Import scATAC-seq or multiome results into a MultiAssayExperiment.

createArbalistMAE(
  sample.names,
  fragment.files,
  filtered.feature.matrix.files,
  barcode.annotation.files = NULL,
  sample.annotation.files = NULL,
  output.dir = tempdir(),
  multiome = NULL,
  min.frags = 1000,
  max.frags = Inf,
  tile.size = 500,
  seq.lengths = NULL,
  gene.grs = NULL,
  use.alt.exp = FALSE,
  main.exp.name = "TileMatrix500",
  filter.rna.features.without.intervals = TRUE,
  BPPARAM = bpparam()
)

Arguments

sample.names

String vector containing the sample names. Must be the same length as fragment.files & filtered.feature.matrix.files.

fragment.files

String vector containing the fragment file names and paths. ex. 10x Cell Ranger result output atac_fragments.tsv.gz or fragments.tsv.gz

filtered.feature.matrix.files

String vector containing the filtered feature matrix file names and paths. ex. 10x Cell Ranger result output filtered_feature_bc_matrix.h5 or filtered_tf_bc_matrix.h5

barcode.annotation.files

String vector containing barcode annotation to put in the SingleCellExperiment colData. ex. 10x Cell Ranger result output per_barcode_metrics.csv or singlecell.csv

sample.annotation.files

String vector containing sample annotation to put in the MultiAssayExperiment colData. ex. 10x Cell Ranger result output summary.csv

output.dir

String containing the directory where files should be output while creating the MultiAssayExperiment.

multiome

Logical whether to use createRNASCE on the filtered.feature.matrix.files to extract the RNA features and create a SingleCellExperiment. If NULL, then will become TRUE if filtered.feature.matrix.files contain "filtered_feature_bc_matrix.h5" otherwise FALSE.

min.frags

Number specifying the minimum number of mapped ATAC-seq fragments required per cell to pass filtering for use in downstream analyses. Cells containing greater than or equal to min.frags total fragments will be retained.

max.frags

Number specifying the maximum number of mapped ATAC-seq fragments required per cell to pass filtering for use in downstream analyses. Cells containing less than or equal to max.frags total fragments will be retained.

tile.size

Integer scalar specifying the size of the tiles in base pairs.

seq.lengths

Named integer vector containing the lengths of the reference sequences used for alignment. Vector names should correspond to the names of the sequences, in the same order of occurrence as in the fragment file. If NULL, this is obtained from the reference genome used by Cellranger (itself located by scanning the header of the fragment file).

gene.grs

Genomic Ranges specifying gene coordinates for creating the gene score matrix. If NULL, then the geneset will be selected based on the genome version.

use.alt.exp

Logical for selecting the MultiAssayExperiment structure. TRUE means that there will only be one experiment in the MultiAssayExperiment and all other experiments will be in alternative experiments. This option is only available if the columns are the same for all Matrices. FALSE means that each Matrix will be a separate experiment in the MAE.

main.exp.name

String containing the name of the experiment that will be the main experiment when use.alt.exp is TRUE.

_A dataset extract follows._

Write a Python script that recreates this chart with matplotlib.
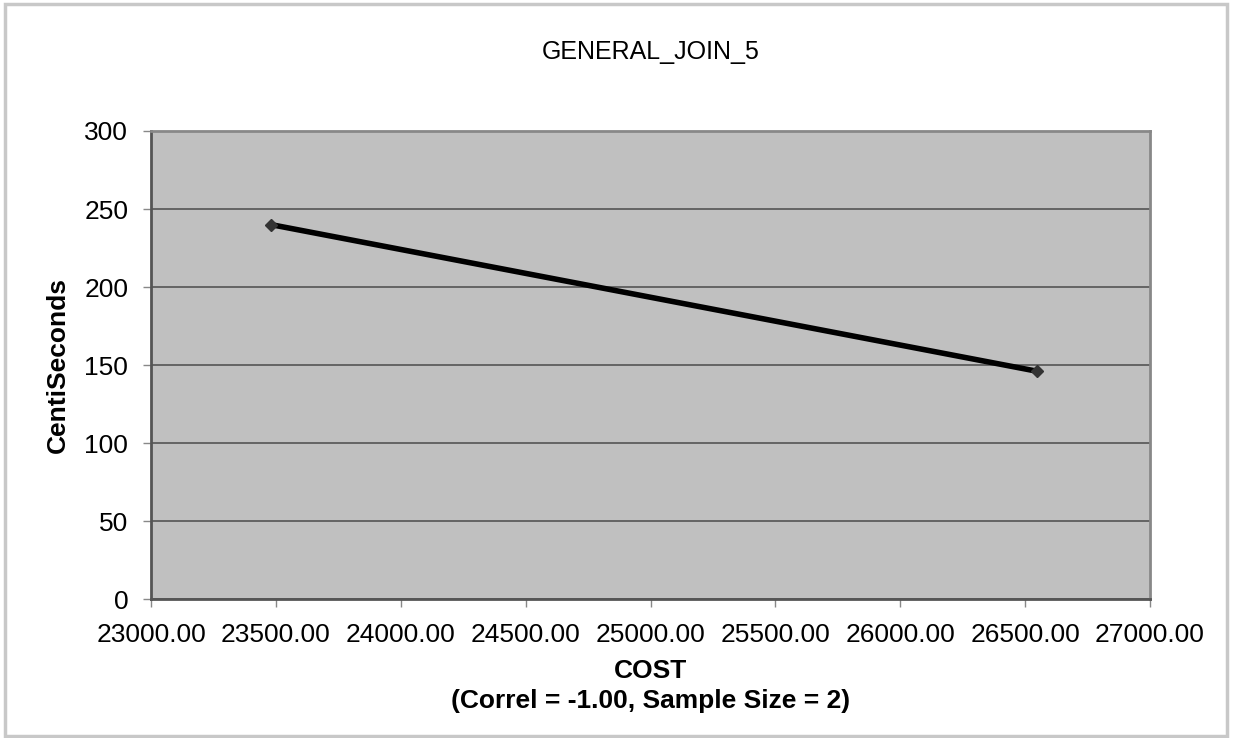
"""Excel-style scatter/line chart: COST vs CentiSeconds for GENERAL_JOIN_5."""

import matplotlib
matplotlib.use("Agg")
import matplotlib.pyplot as plt
from matplotlib.patches import Rectangle
from matplotlib.ticker import FormatStrFormatter, MultipleLocator

plt.rcParams["font.family"] = ["Liberation Sans", "DejaVu Sans"]

TITLE = "GENERAL_JOIN_5"
X_LABEL = "COST\n(Correl = -1.00, Sample Size = 2)"
Y_LABEL = "CentiSeconds"

cost = [23480.0, 26548.0]
centiseconds = [240.0, 146.0]

x_range = (23000, 27000)
y_range = (0, 300)

fig = plt.figure(figsize=(12.33, 7.38), dpi=100, facecolor="white")
ax = fig.add_axes([0.1225, 0.1883, 0.8102, 0.6342])
ax.set_facecolor("#c0c0c0")

# light frame around the whole picture
fig.patches.append(Rectangle((0.004, 0.003), 0.991, 0.991, transform=fig.transFigure,
                             fill=False, edgecolor="#c8c8c8", linewidth=2.5))

ax.plot(cost, centiseconds, color="black", linewidth=4, marker="D", markersize=6,
        markerfacecolor="#333333", markeredgecolor="#333333", solid_capstyle="round",
        zorder=3)

ax.set_xlim(*x_range)
ax.set_ylim(*y_range)
ax.xaxis.set_major_locator(MultipleLocator(500))
ax.yaxis.set_major_locator(MultipleLocator(50))
ax.xaxis.set_major_formatter(FormatStrFormatter("%.2f"))

ax.grid(axis="y", color="#555555", linewidth=1.2)
ax.set_axisbelow(True)

for side in ("left", "bottom"):
    ax.spines[side].set_color("#555555")
    ax.spines[side].set_linewidth(2)
for side in ("top", "right"):
    ax.spines[side].set_color("#888888")
    ax.spines[side].set_linewidth(2)

ax.tick_params(axis="both", labelsize=19, color="#888888", length=6, width=1,
               direction="out")
ax.tick_params(axis="x", pad=11)
ax.tick_params(axis="y", pad=10.5)

ax.set_title(TITLE, fontsize=18, pad=52)
ax.set_xlabel(X_LABEL, fontsize=19, fontweight="bold", labelpad=9, linespacing=1.3)
ax.set_ylabel(Y_LABEL, fontsize=19, fontweight="bold", labelpad=10)

fig.savefig("out.png", dpi=100, facecolor="white")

filter.rna.features.without.intervals

Logical whether to remove GeneExpression Matrix features from the h5.files that do not have interval specified. Often these are mitochondria genes.

BPPARAM

A BiocParallelParam object indicating how matrix creation should be parallelized.

Value

A MultiAssayExperiment

Author

Natalie Fox

Examples

# Create mock data
f <- tempfile(fileext=".tsv.gz")
seq_lengths <- c(chr1=1000)
mockFragmentFile(f, seq_lengths, 50, LETTERS[1:5])

# Create a valid mock feature matrix (H5)
h5 <- tempfile(fileext=".h5")
rhdf5::h5createFile(h5)
rhdf5::h5createGroup(h5, "matrix")
# 5 barcodes
rhdf5::h5write(LETTERS[1:5], h5, "matrix/barcodes", createnewfile = FALSE)
# 5 non-zero entries (1 per cell)
rhdf5::h5write(as.integer(c(1,1,1,1,1)), h5, "matrix/data", createnewfile = FALSE)
# All entries in row 0 (the only feature)
rhdf5::h5write(as.integer(c(0,0,0,0,0)), h5, "matrix/indices", createnewfile = FALSE)
# Column pointers: 0, 1, 2, 3, 4, 5 (defines 5 columns)
rhdf5::h5write(as.integer(c(0,1,2,3,4,5)), h5, "matrix/indptr", createnewfile = FALSE)
# Shape: 1 feature (row), 5 cells (columns)
rhdf5::h5write(as.integer(c(1,5)), h5, "matrix/shape", createnewfile = FALSE)

rhdf5::h5createGroup(h5, "matrix/features")
rhdf5::h5write("GENE1", h5, "matrix/features/id", createnewfile = FALSE)
rhdf5::h5write("Gene1", h5, "matrix/features/name", createnewfile = FALSE)
rhdf5::h5write("Gene Expression", h5, "matrix/features/feature_type", createnewfile = FALSE)
rhdf5::h5write("chr1:1-100", h5, "matrix/features/interval", createnewfile = FALSE)
rhdf5::h5write("Genome1", h5, "matrix/features/genome", createnewfile = FALSE)

# Use a unique temp directory for this example
example_dir <- tempfile()
dir.create(example_dir)

# Force SerialParam to avoid HDF5 threading issues during examples/checks
mae <- createArbalistMAE(
    sample.names = "Sample1",
    fragment.files = f,
    filtered.feature.matrix.files = h5,
    seq.lengths = seq_lengths,
    output.dir = example_dir,
    BPPARAM = BiocParallel::SerialParam()
)